Common Variations and Edge Cases
Tighter leakage controls often increase build and review overhead, requiring organisations to balance model usefulness against data exposure risk. That tradeoff is real in customer support copilots, internal knowledge assistants, and analytic agents that rely on broad retrieval access. Best practice is evolving, but there is no universal standard for how much memorization testing is enough, or which datasets are too risky to include without additional safeguards.
One common edge case is third-party model hosting or managed fine-tuning, where teams may lose direct visibility into retention, backups, and operator access. Another is regulated data such as health, payment, or employee records, where the question is not just leakage but lawful processing and retention boundaries. The DeepSeek breach illustrates how exposed training and backend assets can compound model risk into broader data exposure. Teams should also be careful with output filters alone: they help, but they do not remove sensitive material already embedded in weights or retrieval indexes. The practical test is whether the organisation can prove data lineage, approval, and revocation at each stage of the model lifecycle.
Standards & Framework Alignment
This section maps relevant standards and security frameworks to the operational risks and controls described in this guidance.
OWASP Non-Human Identity Top 10 address the attack and risk surface, while NIST CSF 2.0 and NIST AI RMF set the governance and control requirements practitioners need to meet.

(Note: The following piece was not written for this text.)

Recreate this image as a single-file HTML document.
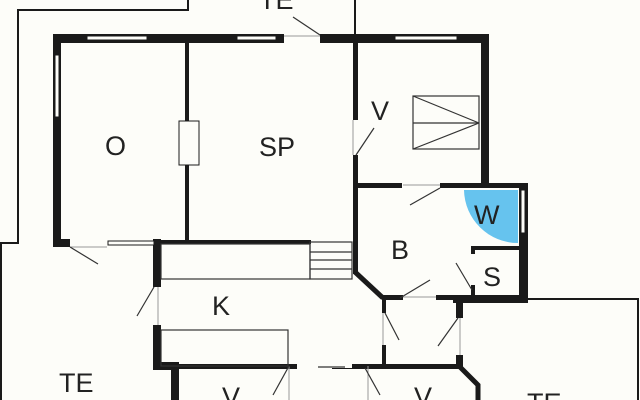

| Framework | Control / Reference | Relevance |
|---|---|---|
| OWASP Non-Human Identity Top 10 | NHI-03 | Secret exposure and overuse often drive model leakage through connected systems. |
| NIST CSF 2.0 | GV.OC-01 | AI leakage is a governance and asset-visibility problem across the lifecycle. |
| NIST AI RMF | AI RMF addresses data lineage, testing, and monitoring for model risk. |
Inventory and rotate secrets feeding AI pipelines, and remove any long-lived credentials from model-adjacent services.